The 2026 Risk Shield
- Embrace Risk Management: Never invest more than you can afford to lose. Use stop-losses on all leveraged trades.
- Stay Informed on Regulations: Keep abreast of global regulatory developments. Uncertainty breeds volatility.
- Prioritize Self-Custody: Secure your assets in a hardware wallet. Exchanges can be hacked or face regulatory seizure. “Not your keys, not your crypto” remains the golden rule.
- Diversify Beyond Crypto: While this is a crypto deep-dive, a balanced investment portfolio includes assets outside of this volatile sector.
- Be Wary of Hype: Avoid FOMO. Understand the fundamentals of any asset before investing, especially if leveraging.

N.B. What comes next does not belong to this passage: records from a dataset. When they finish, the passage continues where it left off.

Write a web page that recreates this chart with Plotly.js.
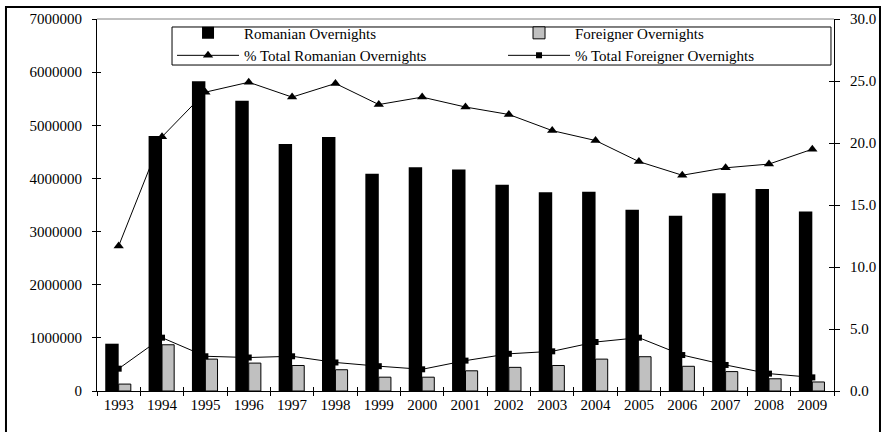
<!DOCTYPE html>
<html>
<head>
<meta charset="utf-8">
<script src="https://cdn.plot.ly/plotly-3.0.1.min.js"></script>
<style>html,body{margin:0;padding:0;background:#fff;}#chart{width:882px;height:432px;}</style>
</head>
<body>
<div id="chart"></div>
<script>
const years = ['1993','1994','1995','1996','1997','1998','1999','2000','2001','2002','2003','2004','2005','2006','2007','2008','2009'];
const romanianOvernights = [890000,4800000,5830000,5460000,4650000,4780000,4090000,4210000,4170000,3880000,3740000,3750000,3410000,3300000,3720000,3800000,3380000];
const foreignerOvernights = [130000,870000,600000,525000,480000,400000,260000,260000,380000,445000,480000,600000,645000,465000,365000,230000,170000];
const pctRomanian = [11.7,20.5,24.1,24.9,23.7,24.8,23.1,23.7,22.9,22.3,21.0,20.2,18.5,17.4,18.0,18.3,19.5];
const pctForeigner = [1.8,4.3,2.8,2.7,2.8,2.3,2.0,1.75,2.45,3.0,3.2,3.95,4.3,2.9,2.1,1.4,1.1];

const serif = 'Liberation Serif';

const traces = [
  {type:'bar', name:'Romanian Overnights', x:years, y:romanianOvernights,
   marker:{color:'#000000', line:{width:0}}, offset:-0.31, width:0.31, xaxis:'x', yaxis:'y'},
  {type:'bar', name:'Foreigner Overnights', x:years, y:foreignerOvernights,
   marker:{color:'#c0c0c0', line:{color:'#000000', width:1}}, offset:0.0, width:0.28, xaxis:'x', yaxis:'y'},
  {type:'scatter', mode:'lines+markers', name:'% Total Romanian Overnights', x:years, y:pctRomanian,
   line:{color:'#000000', width:1}, marker:{symbol:'triangle-up', size:9, color:'#000000'}, xaxis:'x', yaxis:'y2'},
  {type:'scatter', mode:'lines+markers', name:'% Total Foreigner Overnights', x:years, y:pctForeigner,
   line:{color:'#000000', width:1}, marker:{symbol:'square', size:6, color:'#000000'}, xaxis:'x', yaxis:'y2'}
];

const layout = {
  width:882, height:432,
  margin:{l:97, r:48, t:19, b:41},
  paper_bgcolor:'#ffffff', plot_bgcolor:'#ffffff',
  font:{family:serif, size:15, color:'#000000'},
  barmode:'overlay',
  showlegend:true,
  legend:{orientation:'h', x:0.1018, y:1.0065, xanchor:'left', yanchor:'top',
          bgcolor:'rgba(0,0,0,0)', borderwidth:0,
          font:{family:serif, size:15, color:'#000000'},
          entrywidth:254, entrywidthmode:'pixels', itemwidth:62, tracegroupgap:0},
  xaxis:{type:'category', range:[-0.5,16.5], showline:true, linecolor:'#000000', linewidth:1,
         ticks:'outside', ticklen:4, tickcolor:'#000000', tickson:'boundaries',
         showgrid:false, zeroline:false, tickfont:{family:serif, size:15}, fixedrange:true},
  xaxis2:{type:'category', overlaying:'x', matches:'x', range:[-0.5,16.5], anchor:'y', side:'bottom',
          showline:false, ticks:'inside', ticklen:4, tickcolor:'#000000', tickson:'boundaries',
          showticklabels:false, showgrid:false, zeroline:false, tickvals:years, ticktext:years},
  yaxis:{range:[0,7000000], dtick:1000000, tickformat:'d', showline:true, linecolor:'#000000', linewidth:1,
         ticks:'outside', ticklen:4, tickcolor:'#000000', showgrid:false, zeroline:false,
         tickfont:{family:serif, size:15}, ticklabelstandoff:7},
  yaxis2:{range:[0,30], dtick:5, tickformat:'.1f', overlaying:'y', side:'right', anchor:'x',
          showline:true, linecolor:'#000000', linewidth:1, ticks:'outside', ticklen:5, tickcolor:'#000000',
          showgrid:false, zeroline:false, tickfont:{family:serif, size:15}, ticklabelstandoff:7},
  yaxis3:{range:[0,7000000], dtick:1000000, overlaying:'y', side:'left', anchor:'x',
          showline:false, ticks:'inside', ticklen:4, tickcolor:'#000000', showticklabels:false,
          showgrid:false, zeroline:false},
  yaxis4:{range:[0,30], dtick:5, overlaying:'y', side:'right', anchor:'x',
          showline:false, ticks:'inside', ticklen:5, tickcolor:'#000000', showticklabels:false,
          showgrid:false, zeroline:false},
  shapes:[
    {type:'line', xref:'paper', yref:'paper', x0:0, x1:1, y0:1, y1:1, line:{color:'#808080', width:1}},
    {type:'rect', xref:'paper', yref:'paper', x0:-0.1235, x1:1.0624, y0:-0.14, y1:1.0323,
     line:{color:'#000000', width:2}, fillcolor:'rgba(0,0,0,0)', layer:'below'},
    {type:'rect', xref:'paper', yref:'paper', x0:0.1018, x1:0.9959, y0:0.8763, y1:0.9785,
     line:{color:'#000000', width:1}, fillcolor:'#ffffff', layer:'above'}
  ]
};

traces.push({type:'scatter', x:[years[0]], y:[0], xaxis:'x2', yaxis:'y3', mode:'markers',
             marker:{opacity:0}, showlegend:false, hoverinfo:'skip'});
traces.push({type:'scatter', x:[years[0]], y:[0], xaxis:'x2', yaxis:'y4', mode:'markers',
             marker:{opacity:0}, showlegend:false, hoverinfo:'skip'});

Plotly.newPlot('chart', traces, layout, {displayModeBar:false, staticPlot:true});
</script>
</body>
</html>
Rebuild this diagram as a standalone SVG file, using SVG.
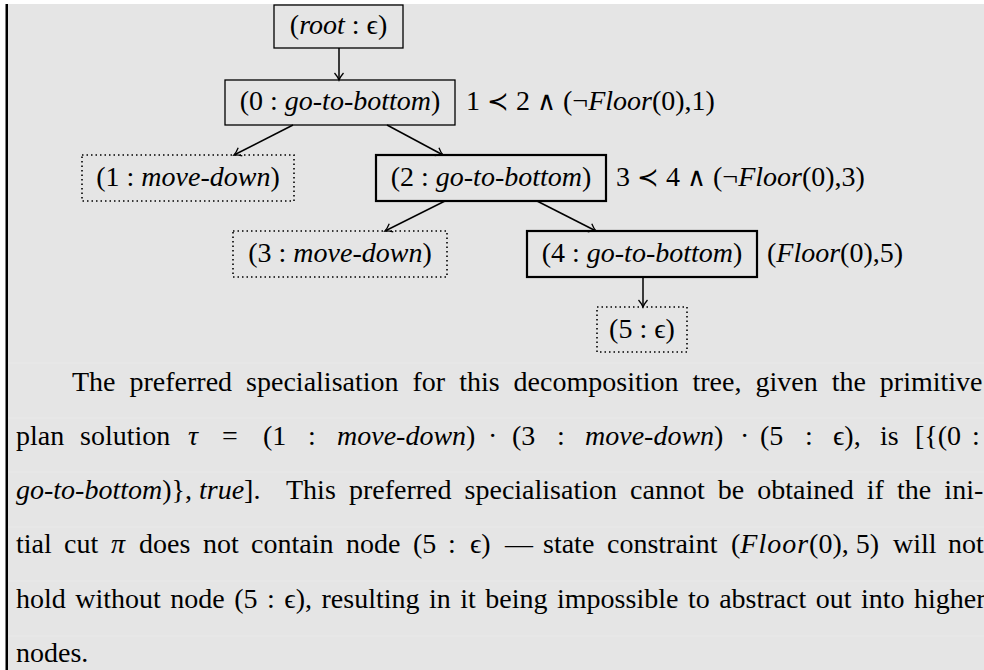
<svg xmlns="http://www.w3.org/2000/svg" width="984" height="670" viewBox="0 0 984 670">
<style>
text { font-family: 'Liberation Serif', 'DejaVu Serif', serif; font-size: 28px; fill: #000; }
.it { font-style: italic; }
.mid { text-anchor: middle; }
.op { font-family: 'DejaVu Serif', 'Noto Sans', serif; font-size: 26px; }
.box { fill: none; stroke: #000; stroke-width: 1.3; }
.bold { fill: none; stroke: #000; stroke-width: 2.2; }
.dot { fill: none; stroke: #000; stroke-width: 1.6; stroke-dasharray: 1.5 3; }
.edge { fill: none; stroke: #000; stroke-width: 1.5; marker-end: url(#ah); }
.stripe { stroke: #eaeaea; stroke-width: 1.2; }
</style>
<defs>
<marker id="ah" markerUnits="userSpaceOnUse" markerWidth="14" markerHeight="14" viewBox="-10 -7 12 14" refX="0" refY="0" orient="auto">
<path d="M-7,-4.5 Q-3,-1 0,0 Q-3,1 -7,4.5" fill="none" stroke="#000" stroke-width="1.3"/>
</marker>
</defs>
<rect x="0" y="0" width="984" height="670" fill="#ffffff"/>
<rect x="8" y="4" width="976" height="666" fill="#e5e5e5"/>
<rect x="5.5" y="4" width="2.5" height="666" fill="#000"/>
<g id="stripes">
<line class="stripe" x1="8" y1="363" x2="984" y2="363"/>
<line class="stripe" x1="8" y1="418" x2="984" y2="418"/>
<line class="stripe" x1="8" y1="472" x2="984" y2="472"/>
<line class="stripe" x1="8" y1="527" x2="984" y2="527"/>
<line class="stripe" x1="8" y1="581" x2="984" y2="581"/>
<line class="stripe" x1="8" y1="636" x2="984" y2="636"/>
</g>
<g id="connectors">
<line class="edge" x1="339" y1="48" x2="339" y2="80"/>
<line class="edge" x1="293" y1="125" x2="234" y2="155"/>
<line class="edge" x1="387" y1="125" x2="443" y2="155"/>
<line class="edge" x1="445" y1="201" x2="385" y2="231"/>
<line class="edge" x1="537" y1="201" x2="596" y2="231"/>
<line class="edge" x1="643" y1="277" x2="643" y2="307"/>
</g>
<g id="node-root">
<rect class="box" x="274" y="5" width="129" height="43"/>
<text class="mid" x="338.5" y="34">(<tspan class="it">root</tspan> : ϵ)</text>
</g>
<g id="node-0">
<rect class="box" x="225" y="80" width="230" height="45"/>
<text class="mid" x="340" y="110">(0 : <tspan class="it">go-to-bottom</tspan>)</text>
<text x="466" y="110">1 <tspan class="op">≺</tspan> 2 <tspan class="op">∧</tspan> (¬<tspan class="it">Floor</tspan>(0),1)</text>
</g>
<g id="node-1">
<rect class="dot" x="82" y="155" width="212" height="46"/>
<text class="mid" x="188" y="186">(1 : <tspan class="it">move-down</tspan>)</text>
</g>
<g id="node-2">
<rect class="bold" x="376" y="155" width="230" height="46"/>
<text class="mid" x="491" y="186">(2 : <tspan class="it">go-to-bottom</tspan>)</text>
<text x="616" y="186">3 <tspan class="op">≺</tspan> 4 <tspan class="op">∧</tspan> (¬<tspan class="it">Floor</tspan>(0),3)</text>
</g>
<g id="node-3">
<rect class="dot" x="233" y="231" width="214" height="46"/>
<text class="mid" x="340" y="262">(3 : <tspan class="it">move-down</tspan>)</text>
</g>
<g id="node-4">
<rect class="bold" x="527" y="231" width="230" height="46"/>
<text class="mid" x="642" y="262">(4 : <tspan class="it">go-to-bottom</tspan>)</text>
<text x="767" y="262">(<tspan class="it">Floor</tspan>(0),5)</text>
</g>
<g id="node-5">
<rect class="dot" x="597" y="307" width="90" height="45"/>
<text class="mid" x="642" y="338">(5 : ϵ)</text>
</g>
<g id="body">
<text x="72" y="391" word-spacing="7">The preferred specialisation for this decomposition tree, given the primitive</text>
<text y="445"><tspan x="16">plan</tspan><tspan x="80">solution</tspan><tspan x="188" class="it">τ</tspan><tspan x="222">=</tspan><tspan x="263">(1</tspan><tspan x="308">:</tspan><tspan x="337" class="it">move-down</tspan>)<tspan x="488">·</tspan><tspan x="512">(3</tspan><tspan x="557">:</tspan><tspan x="585" class="it">move-down</tspan>)<tspan x="740">·</tspan><tspan x="760">(5</tspan><tspan x="805">:</tspan><tspan x="833">ϵ),</tspan><tspan x="880">is</tspan><tspan x="915">[{(0</tspan><tspan x="972">:</tspan></text>
<text y="499"><tspan x="16" class="it">go-to-bottom</tspan>)},<tspan x="199" class="it">true</tspan>].</text>
<text x="286" y="499" word-spacing="6.1">This preferred specialisation cannot be obtained if the ini-</text>
<text y="553"><tspan x="16">tial</tspan><tspan x="64">cut</tspan><tspan x="111" class="it">π</tspan><tspan x="139">does</tspan><tspan x="203">not</tspan><tspan x="251">contain</tspan><tspan x="346">node</tspan><tspan x="413">(5</tspan><tspan x="448">:</tspan><tspan x="470">ϵ)</tspan><tspan x="505">—</tspan><tspan x="543">state</tspan><tspan x="607">constraint</tspan><tspan x="731">(<tspan class="it" letter-spacing="1">Floor</tspan>(0), 5)</tspan><tspan x="893">will</tspan><tspan x="948">not</tspan></text>
<text x="16" y="608" word-spacing="2.5">hold without node (5 : ϵ), resulting in it being impossible to abstract out into higher</text>
<text x="16" y="662">nodes.</text>
</g>
</svg>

- Understand Liquidity: Recognize that large price swings can be artificially amplified by derivative liquidations, not just news.
The Hard Verdict
The next 48 hours for Bitcoin will likely see continued consolidation between $67,000 and $71,000, with a high probability of a sharp, short-term liquidation-driven move in either direction before settling. The Fear & Greed Index suggests a potential for a relief bounce, but institutional selling pressure remains a significant headwind.